In their great book, "New York 1930, Architecture and Urbanism Between The Two World Wars," published by Rizzoli in 1987," Robert A. M. Stern, Gregory Gilmartin and Thomas Mellins devote considerable attention to this important building:

"The two great architectural problems of the era - that of the skyscraper and that of skyscraper living - came together in 1924 in Arthur Loomis Harmon's remarkable and totally unexpected Shelton Club Hotel was not the Shelton's height but its design that thrilled the public and the profession alike. Here, for the first time, one could see the new zoning laws skillfully translated into a complexly massed, powerfully modeled composition that combined bold scale with a fine sense of detail so that the building's appeal was not only as a virtual lone icon on the east midtown skyline, but also as a subtle insertion into the architectural of the city's streets. Fiske Kimball proclaimed that 'from the front, the building seems not merely to have a tower, but to be a tower. In three great leaps of rhythmic height it rises, gathering in its forces for the final flight.' The Shelton's tower was the first tall building of the postwar era in New York to convincingly inhabit its height, and even to seem greater than its size. Harmon actually bulged its mass as it rose, employing the entasis characteristic of Classical columns, to prevent the illusion of sagging. The lower floors are inclined inward to enhance the illusion of height, and the inherently repetitious pattern of double-hung windows, each lighting a single small guest bedroom, was relieved by introducing recessing vertical panels that fostered shadows and further contributed to the sense of three-dimensionality. While stylistic refeneces to Venetian Gothic and Romanesque design were present throughout, and particularly in the limestone base with its two-story loggia entrance the general effect was, as George Harold Edgell put it, like 'some titanic result of the force of nature rather than a building by the hand of man. The mass seen at dusk is as impressive as Gilbraltar.' ....

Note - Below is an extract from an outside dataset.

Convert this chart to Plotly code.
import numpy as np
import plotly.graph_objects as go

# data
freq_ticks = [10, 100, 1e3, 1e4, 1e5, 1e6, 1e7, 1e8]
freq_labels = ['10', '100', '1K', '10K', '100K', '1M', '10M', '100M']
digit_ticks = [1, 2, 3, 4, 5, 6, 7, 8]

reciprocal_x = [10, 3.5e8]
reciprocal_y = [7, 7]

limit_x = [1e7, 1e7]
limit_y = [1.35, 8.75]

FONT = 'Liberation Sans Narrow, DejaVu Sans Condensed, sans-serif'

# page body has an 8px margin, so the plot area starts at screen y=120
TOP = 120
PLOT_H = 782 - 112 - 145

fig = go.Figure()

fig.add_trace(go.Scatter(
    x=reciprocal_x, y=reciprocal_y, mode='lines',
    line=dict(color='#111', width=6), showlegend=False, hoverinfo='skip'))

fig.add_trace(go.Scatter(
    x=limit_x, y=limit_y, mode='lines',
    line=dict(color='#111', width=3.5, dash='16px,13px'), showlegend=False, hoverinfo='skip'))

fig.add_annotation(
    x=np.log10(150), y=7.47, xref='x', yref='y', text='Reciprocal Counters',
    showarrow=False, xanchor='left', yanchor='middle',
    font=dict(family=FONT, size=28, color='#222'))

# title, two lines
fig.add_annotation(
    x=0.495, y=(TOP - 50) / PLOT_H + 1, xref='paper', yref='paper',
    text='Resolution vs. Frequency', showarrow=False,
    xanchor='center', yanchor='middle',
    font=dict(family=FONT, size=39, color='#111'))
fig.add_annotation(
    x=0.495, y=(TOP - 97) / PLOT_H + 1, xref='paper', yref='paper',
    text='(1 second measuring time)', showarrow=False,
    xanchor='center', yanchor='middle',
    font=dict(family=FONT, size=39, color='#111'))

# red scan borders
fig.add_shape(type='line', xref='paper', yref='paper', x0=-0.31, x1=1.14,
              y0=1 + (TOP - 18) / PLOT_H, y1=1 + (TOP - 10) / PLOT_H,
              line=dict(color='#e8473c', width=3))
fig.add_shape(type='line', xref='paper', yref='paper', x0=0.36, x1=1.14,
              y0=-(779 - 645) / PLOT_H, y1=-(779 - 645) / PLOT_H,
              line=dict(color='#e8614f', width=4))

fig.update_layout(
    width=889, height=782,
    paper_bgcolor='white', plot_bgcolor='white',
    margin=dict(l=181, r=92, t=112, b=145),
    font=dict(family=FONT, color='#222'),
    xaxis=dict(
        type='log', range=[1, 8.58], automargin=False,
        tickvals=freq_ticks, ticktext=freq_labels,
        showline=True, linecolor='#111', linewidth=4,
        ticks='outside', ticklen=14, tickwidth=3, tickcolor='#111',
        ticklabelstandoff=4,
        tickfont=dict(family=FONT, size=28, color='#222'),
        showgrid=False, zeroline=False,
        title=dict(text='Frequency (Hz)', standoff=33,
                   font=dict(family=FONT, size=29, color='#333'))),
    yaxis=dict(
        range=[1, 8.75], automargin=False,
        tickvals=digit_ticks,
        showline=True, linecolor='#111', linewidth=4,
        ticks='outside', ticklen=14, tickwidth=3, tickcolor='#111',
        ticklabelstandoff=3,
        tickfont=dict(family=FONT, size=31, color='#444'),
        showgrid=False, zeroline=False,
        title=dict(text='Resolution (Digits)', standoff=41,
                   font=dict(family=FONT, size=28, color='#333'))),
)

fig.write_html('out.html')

"The Shelton caught the essence of [famed architectural artist Hugh] Ferriss's ideal: 'Its form makes it impossible that it will ever be lost amid adjoining buildings - almost invariably the fate of cube-like structures whose individuality is indistinguishable amid identical neighbors ... With the fires which heat its steel rivets still burning brightly in its lofty grill, this structure is a predilection of the city of the next generation - no longer a checkerboard of solidly built blocks, but a disposition of individual buildings, wherein one will be able to comprehend each element, where it is and what it is.'

Needless to say, Ferriss was not entirely correct and the Shelton did get swallowed up by surrounding buildings, not the least of which, of course, is the overpowering and wonderful Waldorf-Astoria Hotel across the avenue. The building was romantically admired by the protagonists of the new, which is understandable and the Shelton, especially when unobstructively viewed from the west in old photographs, was certainly robust, secure and balanced. Today, it is hard to see its relatively small pitched roof and its primary virtues are its wonderful decorative elements.

The building gained added celebrity by being depicted in some of the works of two of its most legendary tenants, Alfred Steiglitz, the photographer, and Georgia O'Keefe, the painter.

Erected as a bachelor hotel, the Shelton had reading rooms, solariums, roof gardens, a swimming pool and three squash courts, but by 1925 it began to be used for "mixed-occupancy transients, inaugurating the development of Lexington Avenue as midtown's avenue of moderately priced hotels," authors Stern, Gilmartin and Mellins noted.

The building, whose interiors were redesigned by Stephen B. Jacobs, when it became the Halloran House in 1978, is not an architectural masterpiece, but its decorative elements are spectacular.